Home energy incentives: Solving one problem, causing another?

January 1, 2014

 

Cities across the country are looking for ways to become greener, implementing various policies to reduce emissions, clear the air and clean up waterways.

The Central Valley appears no different, with communities here also considering ways in which we can leave a smaller ecological footprint. However, in our rush to adopt green policies, cities should consider how these policies affect growth and development, which ultimately has a greater impact on our environment than any single regulation.

Take Stockton, for example. As part of its 2008 settlement with the Sierra Club, Stockton officials are weighing a new ordinance requiring homeowners to undergo an energy assessment for renovations valued over $20,000, which may in turn require extra costs to make that home more energy efficient.

The ordinance seems intuitive for a city looking to reduce emissions. Old, leaky homes waste energy unnecessarily, so a policy that tries to shore up these homes makes sense on the surface. But not all policies intended to lower emissions end up being good policies. Unfortunately, while well-intentioned, the ordinance could unintentionally hurt development patterns that could actually increase emissions overall by dis-incentivizing neighborhood revitalization and increasing demand for suburban homes where families are more dependent on cars.

The amount of energy our homes use is not insignificant, but our cars use much more, especially in the Central Valley where most residents need to drive everywhere.
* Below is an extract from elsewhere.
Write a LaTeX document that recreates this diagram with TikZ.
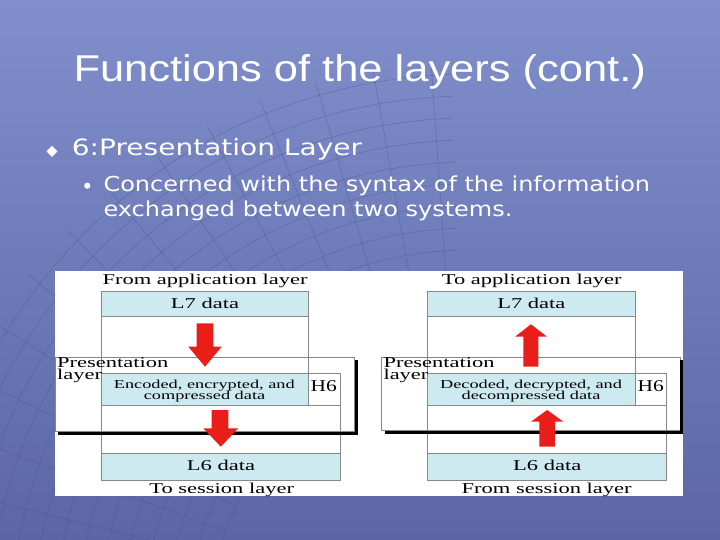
\documentclass[tikz,border=0pt]{standalone}
\usepackage{fontspec}
\usetikzlibrary{calc}
\newfontfamily\titlefont[FakeStretch=1.165]{Liberation Sans}
\newfontfamily\bodyfont[FakeStretch=1.165]{DejaVu Sans}
\newfontfamily\bodywide[FakeStretch=1.245]{DejaVu Sans}
\newfontfamily\diagfont[FakeStretch=1.5]{Liberation Serif}
\newfontfamily\hfont[FakeStretch=1.3]{Liberation Serif}
\definecolor{bgtop}{RGB}{128,143,203}
\definecolor{bgbot}{RGB}{92,102,166}
\definecolor{cellblue}{RGB}{206,234,241}
\definecolor{linegray}{RGB}{135,135,135}
\definecolor{arrowred}{RGB}{234,30,24}
\definecolor{gridcol}{RGB}{62,72,135}
\begin{document}
\begin{tikzpicture}[x=1pt,y=-1pt,
  lbl/.style={inner sep=0pt, anchor=base, font=\diagfont\fontsize{15}{15}\selectfont},
  preslbl/.style={inner sep=0pt, anchor=north west, align=left, font=\diagfont\fontsize{15}{11.7}\selectfont},
  smalltxt/.style={inner sep=0pt, anchor=base, font=\diagfont\fontsize{12.2}{12}\selectfont},
  hlbl/.style={inner sep=0pt, anchor=base, font=\hfont\fontsize{16.5}{16}\selectfont},
  cellbox/.style={draw=linegray, line width=0.6pt, fill=cellblue},
  whitecell/.style={draw=linegray, line width=0.6pt, fill=white},
  thin/.style={draw=linegray, line width=0.6pt},
  shadowline/.style={draw=black, line width=3.4pt, line cap=butt, line join=miter},
  redarrow/.style={fill=arrowred},
  gridline/.style={draw=gridcol, line width=0.6pt, opacity=0.35},
  slidetext/.style={inner sep=0pt, anchor=base west, text=white}
]
\useasboundingbox (0,0) rectangle (720,540);
% background
\shade[top color=bgtop, bottom color=bgbot] (0,0) rectangle (720,540);
% faint grid decoration
\begin{scope}
\clip (0,0) rectangle (720,540);
\foreach \r in {260,282,...,560} {
  \draw[gridline] ($(470,620)+(185:\r)$) arc[start angle=185, end angle=268, radius=\r];
}
\foreach \a in {188,194,...,266} {
  \draw[gridline] ($(470,620)+(\a:260)$) -- ($(470,620)+(\a:560)$);
}
\end{scope}

% slide texts
\node[slidetext, font=\titlefont\fontsize{37.3}{40}\selectfont] (title) at (73.3,81.7) {Functions of the layers (cont.)};
\fill[white] (52,146) -- (57.5,151.4) -- (52,156.8) -- (46.5,151.4) -- cycle;
\node[slidetext, font=\bodywide\fontsize{22.5}{26}\selectfont] (b1) at (71.7,156) {6:Presentation Layer};
\fill[white] (87.3,185.7) circle[radius=3.1];
\node[slidetext, font=\bodyfont\fontsize{20.6}{25}\selectfont] (b2a) at (103.3,191.7) {Concerned with the syntax of the information};
\node[slidetext, font=\bodyfont\fontsize{20.6}{25}\selectfont] (b2b) at (103.3,216.7) {exchanged between two systems.};

% white panel
\fill[white] (55,271) rectangle (683,496);

% ---------- left diagram ----------
\draw[thin] (101.7,316.7) -- (101.7,453.3);
\draw[thin] (308.3,316.7) -- (308.3,373.3);
\draw[thin] (340,405) -- (340,453.3);
\draw[thin] (101.7,405) -- (340,405);
\draw[cellbox] (101.7,291) rectangle (308.3,316.7);
\draw[thin] (55.7,357.3) rectangle (354.3,431);
\draw[cellbox] (101.7,373.3) rectangle (308.3,405);
\draw[whitecell] (308.3,373.3) rectangle (340,405);
\draw[cellbox] (101.7,453.3) rectangle (340,480);
\draw[shadowline] (58,433.3) -- (356.6,433.3) -- (356.6,360);
\fill[redarrow] (196.7,323.3) -- (213.3,323.3) -- (213.3,346.7) -- (221.7,346.7) -- (205,366.7) -- (188.3,346.7) -- (196.7,346.7) -- cycle;
\fill[redarrow] (211.7,410) -- (228.3,410) -- (228.3,428.3) -- (238.3,428.3) -- (220.8,446.7) -- (203.3,428.3) -- (211.7,428.3) -- cycle;
\node[lbl] (fromapp) at (205,284.3) {From application layer};
\node[lbl] (lseven) at (205,308.3) {L7 data};
\node[preslbl] (presA) at (57,357.2) {Presentation\\layer};
\node[smalltxt] (encA) at (204.3,388) {Encoded, encrypted, and};
\node[smalltxt] (encB) at (204.5,399.3) {compressed data};
\node[hlbl] (hsixA) at (323.8,391.7) {H6};
\node[lbl] (lsix) at (221,470) {L6 data};
\node[lbl] (toses) at (221.7,493) {To session layer};

% ---------- right diagram ----------
\draw[thin] (427.7,316.7) -- (427.7,453.3);
\draw[thin] (635,316.7) -- (635,373.3);
\draw[thin] (666.7,405) -- (666.7,453.3);
\draw[thin] (427.7,405) -- (666.7,405);
\draw[cellbox] (427.7,291) rectangle (635,316.7);
\draw[thin] (381.7,357.7) rectangle (680,430.7);
\draw[cellbox] (427.7,373.3) rectangle (635,405);
\draw[whitecell] (635,373.3) rectangle (666.7,405);
\draw[cellbox] (427.7,453.3) rectangle (666.7,480);
\draw[shadowline] (385,432.5) -- (681.6,432.5) -- (681.6,359.5);
\fill[redarrow] (531,324.3) -- (547,336.7) -- (538.3,336.7) -- (538.3,366.7) -- (523.3,366.7) -- (523.3,336.7) -- (515,336.7) -- cycle;
\fill[redarrow] (547.2,410) -- (563.3,421.7) -- (555,421.7) -- (555,446.7) -- (539.3,446.7) -- (539.3,421.7) -- (531,421.7) -- cycle;
\node[lbl] (toapp) at (531.7,284.3) {To application layer};
\node[lbl] (lsevenR) at (531.3,308.3) {L7 data};
\node[preslbl] (presB) at (383.3,357.2) {Presentation\\layer};
\node[smalltxt] (decA) at (531,388) {Decoded, decrypted, and};
\node[smalltxt] (decB) at (531,399.3) {decompressed data};
\node[hlbl] (hsixB) at (650.8,391.7) {H6};
\node[lbl] (lsixR) at (547.2,470) {L6 data};
\node[lbl] (fromses) at (546.7,493) {From session layer};
\end{tikzpicture}
\end{document}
According the Lawrence Livermore National Laboratory, carbon dioxide emissions from vehicles were six times higher than residential uses in 2012. Total energy use by transportation was two and a half times greater than what was used in our homes.

Because automobiles are the biggest emitters of pollution, it stands that policies should be geared toward encouraging people to take fewer and shorter trips by car. One of the best ways to reduce car trips is to promote infill and revitalization of older areas where walking and biking are easier.

However, because existing homes in older areas often require costlier renovations, Stockton’s proposed ordinance may inadvertently stunt revitalization efforts of communities like midtown and Magnolia where walkable neighborhoods could actually take hold. Because an energy assessment will add time and money to an already pricey renovation process, some homeowners may think twice about buying and fixing up homes in these older neighborhoods. Instead, those homeowners may turn move to newer, suburban homes, which in turn increases vehicle miles traveled. That would negate any small gains made by making a handful of homes more energy efficient.

On a broad scale, rather than saddling more costs on people who want to reinvest in existing homes, cities could incentivize green building standards by offering credits or breaks in fees at some level. This would make developers and home buyers more likely to consider better insulation, new windows and other energy-saving techniques.

A greater policy that would have a more significant impact on pollution would be to incentivize residential development in the city’s core, whether it’s renovating an old Victorian home or building apartments downtown. Getting more people in older neighborhoods closer to amenities means fewer car trips, which in turn lowers emissions from cars, which would help the city mitigate the environmental effects of a growing population.

Greener policies are important, especially here in the Central Valley where we suffer from poor air quality, and city officials should be applauded for trying to find solutions. However, just because a policy is green doesn’t automatically mean it’s good.